Very few can claim to change the way the game is played. England can legitimately be called pioneers of a new form of ‘total cricket’ that emphasises attacking from the outset – with the ball, in the field and especially with the bat.
In the years leading up to the World Cup, England had perfected the art of batting the opposition out of the match with scores of 350 and above with a regularity never before seen in the game. It is no surprise that the two highest scores in ODI cricket – 444 and 481 – were scored by England in the last three years.
Morgan’s boys were expected to coast into the 2019 World Cup semis but surprisingly slow and challenging pitches, plus a shock defeat to Sri Lanka and then to Australia, saw them wobble. With their backs to the wall, England defeated India and New Zealand to enter the last-four.

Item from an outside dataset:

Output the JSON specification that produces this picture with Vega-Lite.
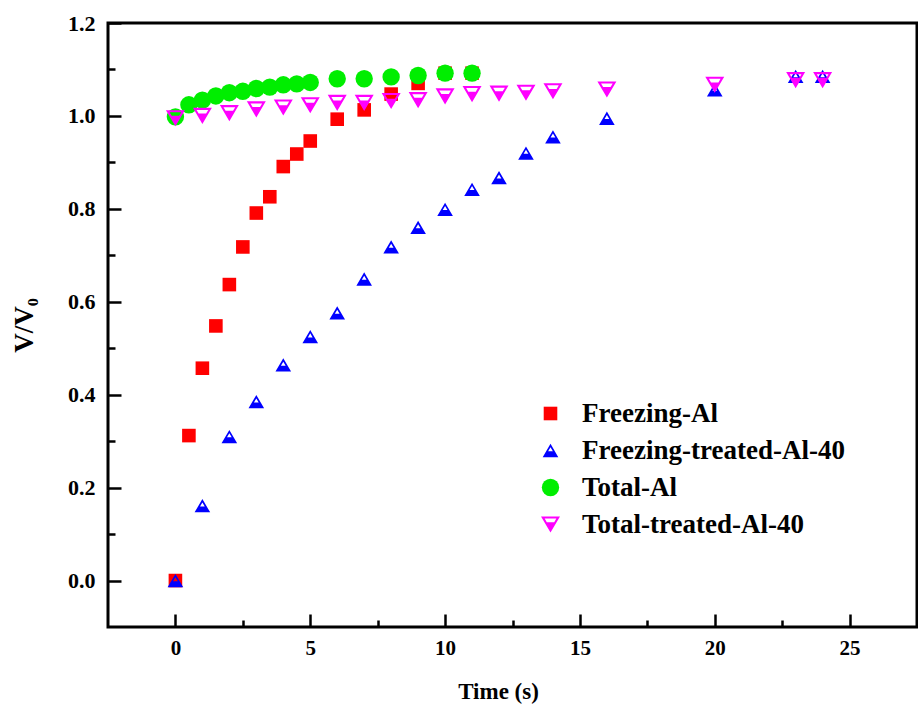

There, Australia won a crucial toss in Birmingham and it looked like the defending champions would run away with the game in good batting conditions. But Chris Woakes and Jofra Archer gave the Aussie top order a lesson for the ages – and the upcoming Ashes – as the defending champions could only muster 223.
If Aaron Finch though his quicks would do what the Kiwis did to India’s batting line-up, he was in for a shock as Jason Roy and Jonny Bairstow hit Mitchell Starc and co with such force, they didn’t know whether to hold fort or retreat.
Australia had never lost a World Cup semi-final, but Thursday saw a crushing first as England chased down the runs with more than 100 balls to spare.
Next up for England are New Zealand in the final at Lord’s on Sunday. The entire cricketing world and also the whole of England – for the first time in 14 years now that cricket will be aired on free-to-air TV in the UK – will be watching Morgan and co pursue the elusive World Cup trophy.
Every era has its pioneers. England have without doubt set a new benchmark in ODI cricket.
On Sunday, a generation of youngsters in England that might struggle to even name the England XI will get to witness their own pioneers fight for a world crown. And if England do pull it off, they will truly be worthy winners.
Australia were comfortably second best in an Ashes-flavoured knockout at Edgbaston, bowled out for 223 after winning the toss and then blown off the park as their hosts raced to an eight-wicket win inside 33 overs.
Jason Roy batted brilliantly for a fierce 85 and leg-spinner Adil Rashid scooped tournament-best figure of three for 54, but Finch had no doubt about the key passage of play.
Shortly after winning the toss he was dismissed for a golden duck, lbw to Archer’s first ball, then watched as Woakes accounted for David Warner and Peter Handscomb in a compelling opening burst that left the away side 14 for three.
Australia might have found stability in the form of a century stand between Steve Smith (85) and Alex Carey (46), but they never managed to recover their lost momentum.
“All in all we were totally outplayed to be honest, all throughout the day,” said a dejected Finch.
“But the damage was really done with the ball. Definitely in the first ten overs of the game. It was a bit of a frantic start, three-for in the powerplay.
“They’ve got bowlers that hit the seam and if there is anything in the wicket, they will certainly get it out of it. Chris Woakes is a world-class bowler, puts it in the right area time and time again, and Archer is getting better and better.”
The result made Finch the first Australian captain to taste defeat in the last four of a World Cup and denied him the chance to add a sixth title to his country’s record haul.
Yet when he took over as skipper of an off-form and directionless squad last autumn, merely reaching this stage seemed fanciful.
He was left balancing conflicting emotions of pride and regret.
“In terms of where we were 12 months ago, obviously I think we have made a huge amount of progress and I’m really proud of everyone involved for how much hard work they’ve put in and how far we have come,” he said.
“But at the same time we came here today to win a semi-final and get ourselves into a position to win another World Cup.
“So it was really disappointing how it ended, especially to put up probably one of our worst performances in the tournament.”